Cover Story: Jack Johnson - The Dude Abides

With a Number One record and millions of fans, Jack Johnson is one of rock's biggest stars. So how can he be so mellow?

AUSTIN SCAGGSPosted Mar 06, 2008 5:00 PM

Johnson spends his days outdoors: fishing, surfing, kayaking, swimming or just doing yardwork and looking at the waves. At night, when his boys — ages four and two, whose names Johnson wishes to keep private — are sleeping and the house is quiet, he'll stay up late reading The New York Times online or digging into a book. He's a voracious reader and sometimes quotes passages and life lessons he's picked up from Kurt Vonnegut and Joseph Campbell. The folk songs Johnson writes come to him easily — he doesn't force them. "A lot of artists fall into a thing where they're constantly trying to create art," he says. "But I think you can forget to take things in. You've got to fill up the mind. When I get home from a tour, I put away the guitar and surf a lot. After a while, the songs just start comin'. It's not like some torturous process that I go through."

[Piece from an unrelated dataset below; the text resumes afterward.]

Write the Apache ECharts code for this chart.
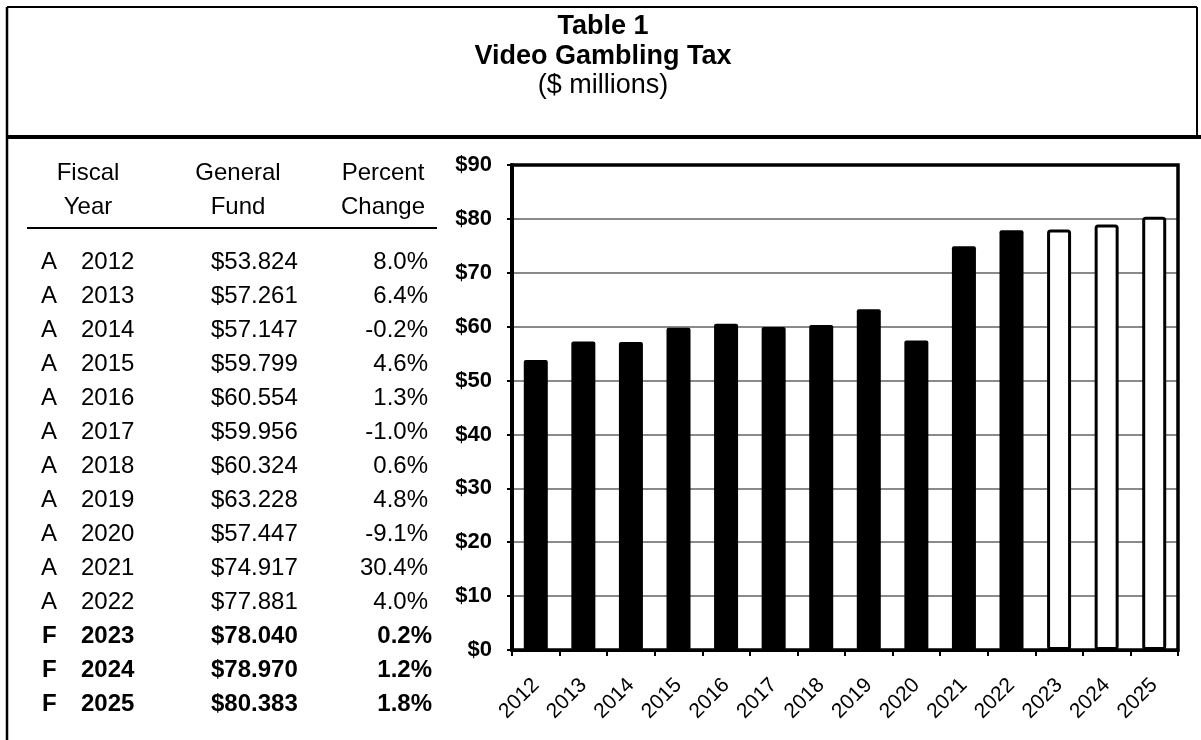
<!DOCTYPE html>
<html>
<head>
<meta charset="utf-8">
<title>Video Gambling Tax</title>
<script src="https://cdn.jsdelivr.net/npm/echarts@6/dist/echarts.min.js"></script>
<style>
  html, body { margin: 0; padding: 0; background: #fff; }
  #chart { width: 1201px; height: 740px; }
</style>
</head>
<body>
<div id="chart"></div>
<script>
// Fiscal years, actual (A) / forecast (F) flags, General Fund receipts ($ millions), yearly % change
const years = ['2012', '2013', '2014', '2015', '2016', '2017', '2018', '2019', '2020', '2021', '2022', '2023', '2024', '2025'];
const status = ['A', 'A', 'A', 'A', 'A', 'A', 'A', 'A', 'A', 'A', 'A', 'F', 'F', 'F'];
const generalFund = [53.824, 57.261, 57.147, 59.799, 60.554, 59.956, 60.324, 63.228, 57.447, 74.917, 77.881, 78.040, 78.970, 80.383];
const pctChange = [8.0, 6.4, -0.2, 4.6, 1.3, -1.0, 0.6, 4.8, -9.1, 30.4, 4.0, 0.2, 1.2, 1.8];
const titleLines = ['Table 1', 'Video Gambling Tax', '($ millions)'];
const headers = [['Fiscal', 'Year'], ['General', 'Fund'], ['Percent', 'Change']];

const FONT = '"Liberation Sans", Arial, sans-serif';
const chart = echarts.init(document.getElementById('chart'), null, { renderer: 'canvas' });

// plot area box (pixels)
const PLOT = { left: 512, top: 165, right: 1178, bottom: 650 };

function txt(text, x, y, size, bold, align) {
  return {
    type: 'text',
    silent: true,
    style: {
      text: text, x: x, y: y,
      fill: '#000',
      font: (bold ? 'bold ' : '') + size + 'px ' + FONT,
      align: align, verticalAlign: 'middle',
      textAlign: align, textVerticalAlign: 'middle'
    }
  };
}
function line(x1, y1, x2, y2, w) {
  return { type: 'line', silent: true, z: 50, shape: { x1: x1, y1: y1, x2: x2, y2: y2 }, style: { stroke: '#000', lineWidth: w } };
}

const graphics = [];
// frame around the heading and the left edge of the page
graphics.push(line(7, 7, 1197, 7, 2));
graphics.push(line(1197, 7, 1197, 137, 2));
graphics.push(line(7, 7, 7, 740, 2.5));
graphics.push(line(7, 137, 1201, 137, 4));

// heading
const titleY = [27, 57, 86];
titleLines.forEach(function (t, i) {
  graphics.push(txt(t, 603, titleY[i], 27, i < 2, 'center'));
});

// table column headers
const headX = [88, 238, 383];
headers.forEach(function (h, i) {
  graphics.push(txt(h[0], headX[i], 173, 24, false, 'center'));
  graphics.push(txt(h[1], headX[i], 207, 24, false, 'center'));
});
graphics.push(line(27, 228, 437, 228, 2));

// table rows
years.forEach(function (y, i) {
  const rowY = 262 + i * 34;
  const bold = status[i] === 'F';
  graphics.push(txt(status[i], bold ? 42 : 41, rowY, 24, bold, 'left'));
  graphics.push(txt(y, 81, rowY, 24, bold, 'left'));
  graphics.push(txt('$' + generalFund[i].toFixed(3), 211, rowY, 24, bold, 'left'));
  graphics.push(txt(pctChange[i].toFixed(1) + '%', bold ? 432 : 428, rowY, 24, bold, 'right'));
});

// black frame around the plot area, drawn over the grid lines
graphics.push({
  type: 'rect', silent: true, z: 60,
  shape: { x: PLOT.left, y: PLOT.top, width: PLOT.right - PLOT.left, height: PLOT.bottom - PLOT.top },
  style: { fill: null, stroke: '#000', lineWidth: 3.5 }
});

const barData = generalFund.map(function (v, i) {
  if (status[i] === 'F') {
    return { value: v, itemStyle: { color: '#fff', borderColor: '#000', borderWidth: 3 } };
  }
  return { value: v };
});

chart.setOption({
  animation: false,
  backgroundColor: '#fff',
  graphic: graphics,
  grid: {
    left: PLOT.left, right: 1201 - PLOT.right, top: PLOT.top, bottom: 740 - PLOT.bottom
  },
  xAxis: {
    type: 'category',
    data: years,
    axisLine: { lineStyle: { color: '#000', width: 3 } },
    axisTick: { show: true, length: 6, lineStyle: { color: '#000', width: 2 } },
    axisLabel: { rotate: 45, fontSize: 21, fontFamily: FONT, color: '#000', margin: 32 }
  },
  yAxis: {
    type: 'value',
    min: 0, max: 90, interval: 10,
    axisLine: { show: true, lineStyle: { color: '#000', width: 4 } },
    axisTick: { show: true, length: 5, lineStyle: { color: '#000', width: 2 } },
    axisLabel: {
      fontSize: 22, fontWeight: 'bold', fontFamily: FONT, color: '#000', margin: 20,
      formatter: function (v) { return '$' + v; }
    },
    splitLine: { lineStyle: { color: '#8a8a8a', width: 2 } }
  },
  series: [{
    type: 'bar',
    data: barData,
    barWidth: 24,
    itemStyle: { color: '#000', borderRadius: 2 }
  }]
});
</script>
</body>
</html>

In the days I spend with him in Southern California (and during the time I was with him on the North Shore in 2006), Johnson frequently busts out a melody, whether we're riding in a car, sitting on the beach or in the middle of lunch. "There are two parts of a song for me," he says. "The choruses have to come from some place I don't really know. It might be something I heard somebody say but somehow morphs into something catchy. I don't really know how it happens — I'll just be walking down the street and find I'm singing some little line that somehow snuck in the back." Then he constructs the verses. "Those are what tell the story, or help convey some idea or feeling."

Johnson's casual approach has worked, making him perhaps the most laid-back rock star in history. Since his 2001 debut, Brushfire Fairytales, he has sold more than 15 million albums, and his latest, Sleep Between the Static, moved more than 370,000 copies in its first week, debuting at Number One. Some tracks, such as "Angel" and "Same Girl," are simple and direct declarations of love for Kim. But others are moody, somber departures from 2005's upbeat In Between Dreams, dealing with global themes like the Iraq War and personal ones like the loss of his wife's cousin Danny Riley, who died at nineteen from a brain tumor last Halloween morning. Riley, a student at UC-Santa Barbara and an aspiring songwriter, spent his final few months living with Johnson and his family. Sleep Between the Static is dedicated to Riley, and in the Johnson yard is a shrine where the family members leave rocks and shells they find on the beach. One of the album's strongest songs, "Go On," juxtaposes coming to grips with Riley's death and watching his own son grow up and learn to tread water for the first time. In fact, as Johnson was writing lyrics for the album, he noticed that many of the lines could apply to his children and to Riley. "It's about learning how to let go of someone you love," he says, "watching them swim away."